Re: Conflict detection and logging in logical replication

From: shveta malik <shveta(dot)malik(at)gmail(dot)com>
To: "Zhijie Hou (Fujitsu)" <houzj(dot)fnst(at)fujitsu(dot)com>
Cc: Nisha Moond <nisha(dot)moond412(at)gmail(dot)com>, pgsql-hackers <pgsql-hackers(at)postgresql(dot)org>, Dilip Kumar <dilipbalaut(at)gmail(dot)com>, Jan Wieck <jan(at)wi3ck(dot)info>, Tomas Vondra <tomas(dot)vondra(at)enterprisedb(dot)com>, Amit Kapila <amit(dot)kapila16(at)gmail(dot)com>, Ashutosh Bapat <ashutosh(dot)bapat(dot)oss(at)gmail(dot)com>, shveta malik <shveta(dot)malik(at)gmail(dot)com>
Subject: Re: Conflict detection and logging in logical replication
Date: 2024-07-11 05:03:02
Message-ID: CAJpy0uBP8ubVix9vHhJiHOt37mbc2fsET6AdiRHq_nH_TGP1mA@mail.gmail.com
Views: Raw Message | Whole Thread | Download mbox | Resend email
Thread:
Lists: pgsql-hackers

On Thu, Jul 11, 2024 at 7:47 AM Zhijie Hou (Fujitsu)
<houzj(dot)fnst(at)fujitsu(dot)com> wrote:
>
> On Wednesday, July 10, 2024 5:39 PM shveta malik <shveta(dot)malik(at)gmail(dot)com> wrote:
> >
> > On Wed, Jul 3, 2024 at 8:31 AM Zhijie Hou (Fujitsu) <houzj(dot)fnst(at)fujitsu(dot)com>
> > wrote:
> > >
> > > On Wednesday, June 26, 2024 10:58 AM Zhijie Hou (Fujitsu)
> > <houzj(dot)fnst(at)fujitsu(dot)com> wrote:
> > > >
> > >
> > > Hi,
> > >
> > > As suggested by Sawada-san in another thread[1].
> > >
> > > I am attaching the V4 patch set which tracks the delete_differ
> > > conflict in logical replication.
> > >
> > > delete_differ means that the replicated DELETE is deleting a row that
> > > was modified by a different origin.
> > >
> >
> > Thanks for the patch.
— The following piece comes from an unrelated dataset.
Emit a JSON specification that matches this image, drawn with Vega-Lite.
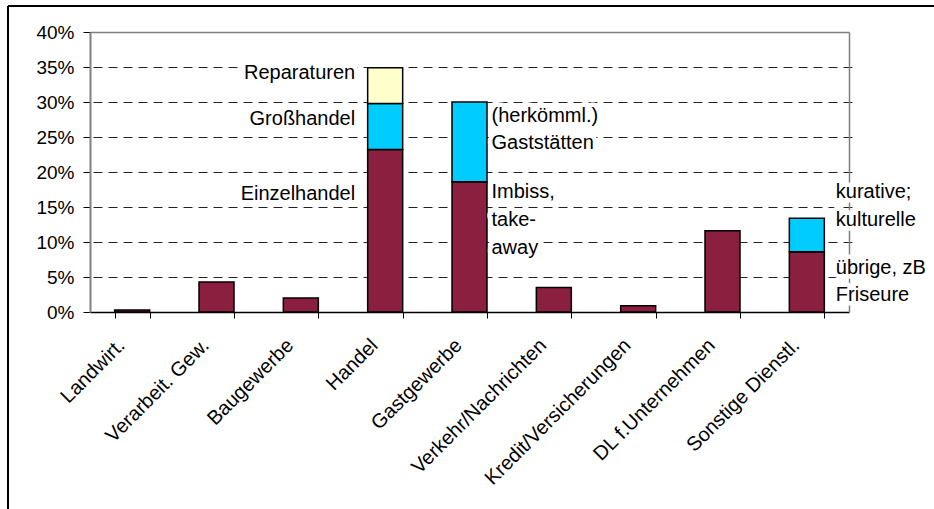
{
  "$schema": "https://vega.github.io/schema/vega-lite/v6.json",
  "autosize": {"type": "none"},
  "padding": {"left": 8, "top": 6, "right": 0, "bottom": 0},
  "width": 926,
  "height": 503,
  "background": "white",
  "config": {
    "view": {"stroke": "black", "strokeWidth": 2, "strokeDash": [926, 1429, 503, 0]},
    "font": "Liberation Sans",
    "axis": {"labelFont": "Liberation Sans", "labelColor": "black", "title": null}
  },
  "datasets": {
    "bars": [
      {"cat": "Landwirt.", "seg": 1, "value": 0.3},
      {"cat": "Verarbeit. Gew.", "seg": 1, "value": 4.3},
      {"cat": "Baugewerbe", "seg": 1, "value": 2.0},
      {"cat": "Handel", "seg": 1, "value": 23.2},
      {"cat": "Handel", "seg": 2, "value": 6.6},
      {"cat": "Handel", "seg": 3, "value": 5.1},
      {"cat": "Gastgewerbe", "seg": 1, "value": 18.6},
      {"cat": "Gastgewerbe", "seg": 2, "value": 11.4},
      {"cat": "Verkehr/Nachrichten", "seg": 1, "value": 3.5},
      {"cat": "Kredit/Versicherungen", "seg": 1, "value": 0.9},
      {"cat": "DL f.Unternehmen", "seg": 1, "value": 11.6},
      {"cat": "Sonstige Dienstl.", "seg": 1, "value": 8.6},
      {"cat": "Sonstige Dienstl.", "seg": 2, "value": 4.8}
    ],
    "labels": [
      {"cat": "Handel", "grp": "a", "line": "Reparaturen", "ly": 34.1},
      {"cat": "Handel", "grp": "a", "line": "Großhandel", "ly": 27.6},
      {"cat": "Handel", "grp": "a", "line": "Einzelhandel", "ly": 16.9},
      {"cat": "Gastgewerbe", "grp": "b", "line": "(herkömml.)", "ly": 28.0},
      {"cat": "Gastgewerbe", "grp": "b", "line": "Gaststätten", "ly": 24.2},
      {"cat": "Gastgewerbe", "grp": "b", "line": "Imbiss,", "ly": 17.2},
      {"cat": "Gastgewerbe", "grp": "b", "line": "take-", "ly": 13.1},
      {"cat": "Gastgewerbe", "grp": "b", "line": "away", "ly": 9.1},
      {"cat": "Sonstige Dienstl.", "grp": "c", "line": "kurative;", "ly": 17.2},
      {"cat": "Sonstige Dienstl.", "grp": "c", "line": "kulturelle", "ly": 13.2},
      {"cat": "Sonstige Dienstl.", "grp": "c", "line": "übrige, zB", "ly": 6.3},
      {"cat": "Sonstige Dienstl.", "grp": "c", "line": "Friseure", "ly": 2.5}
    ]
  },
  "layer": [
    {
      "data": {"name": "bars"},
      "mark": {"type": "bar", "stroke": "black", "strokeWidth": 1.5},
      "encoding": {
        "x": {
          "field": "cat", "type": "nominal", "sort": null,
          "scale": {"domain": ["Landwirt.", "Verarbeit. Gew.", "Baugewerbe", "Handel", "Gastgewerbe", "Verkehr/Nachrichten", "Kredit/Versicherungen", "DL f.Unternehmen", "Sonstige Dienstl."], "range": [82, 841], "paddingInner": 0.585, "paddingOuter": 0.2925},
          "axis": {"orient": "bottom", "offset": -197, "tickBand": "extent", "tickSize": 6, "tickColor": "black", "domainColor": "black", "domainWidth": 1.5, "labelAngle": -45, "labelAlign": "right", "labelBaseline": "middle", "labelFontSize": 20, "labelPadding": 24, "labelOffset": -11, "labelLimit": 0, "grid": false}
        },
        "y": {
          "field": "value", "type": "quantitative", "stack": "zero",
          "scale": {"domain": [0, 40], "range": [306, 26], "nice": false},
          "axis": {"orient": "left", "offset": -82, "values": [0, 5, 10, 15, 20, 25, 30, 35, 40], "labelExpr": "datum.value + '%'", "tickSize": 7, "tickColor": "black", "domainColor": "#808080", "domainWidth": 2, "labelFontSize": 19, "labelPadding": 9, "grid": false}
        },
        "color": {"field": "seg", "type": "ordinal", "scale": {"domain": [1, 2, 3], "range": ["#8A1F3F", "#00CCFF", "#FFFFCC"]}, "legend": null},
        "order": {"field": "seg", "type": "quantitative"}
      }
    },
    {
      "data": {"name": "labels"},
      "transform": [{"filter": "datum.grp == 'a'"}],
      "mark": {"type": "text", "align": "right", "baseline": "middle", "dx": -30, "fontSize": 20, "stroke": "white", "strokeWidth": 9, "strokeJoin": "round", "fill": "white"},
      "encoding": {
        "x": {"field": "cat", "type": "nominal", "sort": null,
          "scale": {"domain": ["Landwirt.", "Verarbeit. Gew.", "Baugewerbe", "Handel", "Gastgewerbe", "Verkehr/Nachrichten", "Kredit/Versicherungen", "DL f.Unternehmen", "Sonstige Dienstl."], "range": [82, 841], "paddingInner": 0.585, "paddingOuter": 0.2925},
          "axis": {"orient": "top", "offset": -26, "domainColor": "#808080", "domainWidth": 1.5, "ticks": false, "labels": false, "grid": false}},
        "y": {"field": "ly", "type": "quantitative", "stack": null,
          "scale": {"domain": [0, 40], "range": [306, 26], "nice": false},
          "axis": {"orient": "right", "offset": -85, "values": [5, 10, 15, 20, 25, 30, 35], "ticks": false, "labels": false, "domainColor": "#808080", "domainWidth": 1.5, "grid": true, "gridColor": "#222222", "gridDash": [9, 6], "gridWidth": 1}},
        "text": {"field": "line"}
      }
    },
    {
      "data": {"name": "labels"},
      "transform": [{"filter": "datum.grp == 'b'"}],
      "mark": {"type": "text", "align": "left", "baseline": "middle", "dx": 22, "fontSize": 20, "stroke": "white", "strokeWidth": 9, "strokeJoin": "round", "fill": "white"},
      "encoding": {
        "x": {"field": "cat", "type": "nominal", "sort": null, "axis": null},
        "y": {"field": "ly", "type": "quantitative", "stack": null, "axis": null},
        "text": {"field": "line"}
      }
    },
    {
      "data": {"name": "labels"},
      "transform": [{"filter": "datum.grp == 'c'"}],
      "mark": {"type": "text", "align": "left", "baseline": "middle", "dx": 29, "fontSize": 20, "stroke": "white", "strokeWidth": 9, "strokeJoin": "round", "fill": "white"},
      "encoding": {
        "x": {"field": "cat", "type": "nominal", "sort": null, "axis": null},
        "y": {"field": "ly", "type": "quantitative", "stack": null, "axis": null},
        "text": {"field": "line"}
      }
    },
    {
      "data": {"name": "labels"},
      "transform": [{"filter": "datum.grp == 'a'"}],
      "mark": {"type": "text", "align": "right", "baseline": "middle", "dx": -30, "fontSize": 20, "fill": "black"},
      "encoding": {
        "x": {"field": "cat", "type": "nominal", "sort": null, "axis": null},
        "y": {"field": "ly", "type": "quantitative", "stack": null, "axis": null},
        "text": {"field": "line"}
      }
    },
    {
      "data": {"name": "labels"},
      "transform": [{"filter": "datum.grp == 'b'"}],
      "mark": {"type": "text", "align": "left", "baseline": "middle", "dx": 22, "fontSize": 20, "fill": "black"},
      "encoding": {
        "x": {"field": "cat", "type": "nominal", "sort": null, "axis": null},
        "y": {"field": "ly", "type": "quantitative", "stack": null, "axis": null},
        "text": {"field": "line"}
      }
    },
    {
      "data": {"name": "labels"},
      "transform": [{"filter": "datum.grp == 'c'"}],
      "mark": {"type": "text", "align": "left", "baseline": "middle", "dx": 29, "fontSize": 20, "fill": "black"},
      "encoding": {
        "x": {"field": "cat", "type": "nominal", "sort": null, "axis": null},
        "y": {"field": "ly", "type": "quantitative", "stack": null, "axis": null},
        "text": {"field": "line"}
      }
    }
  ],
  "resolve": {"axis": {"x": "independent", "y": "independent"}}
}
I am still in process of review but please find few
> > comments:
>
> Thanks for the comments!
>
> > 1) When I try to *insert* primary/unique key on pub, which already exists on
> > sub, conflict gets detected. But when I try to *update* primary/unique key to a
> > value on pub which already exists on sub, conflict is not detected. I get the
> > error:
> >
> > 2024-07-10 14:21:09.976 IST [647678] ERROR: duplicate key value violates
> > unique constraint "t1_pkey"
> > 2024-07-10 14:21:09.976 IST [647678] DETAIL: Key (pk)=(4) already exists.
>
> Yes, I think the detection of this conflict is not added with the
> intention to control the size of the patch in the first version.
>
> >
> > This is because such conflict detection needs detection of constraint violation
> > using the *new value* rather than *existing* value during UPDATE. INSERT
> > conflict detection takes care of this case i.e. the columns of incoming row are
> > considered as new values and it tries to see if all unique indexes are okay to
> > digest such new values (all incoming columns) but update's logic is different.
> > It searches based on oldTuple *only* and thus above detection is missing.
>
> I think the logic is the same if we want to detect the unique violation
> for UDPATE, we need to check if the new value of the UPDATE violates any
> unique constraints same as the detection of insert_exists (e.g. check
> the conflict around ExecInsertIndexTuples())
>
> >
> > Shall we support such detection? If not, is it worth docuementing?
>
> I am personally OK to support this detection.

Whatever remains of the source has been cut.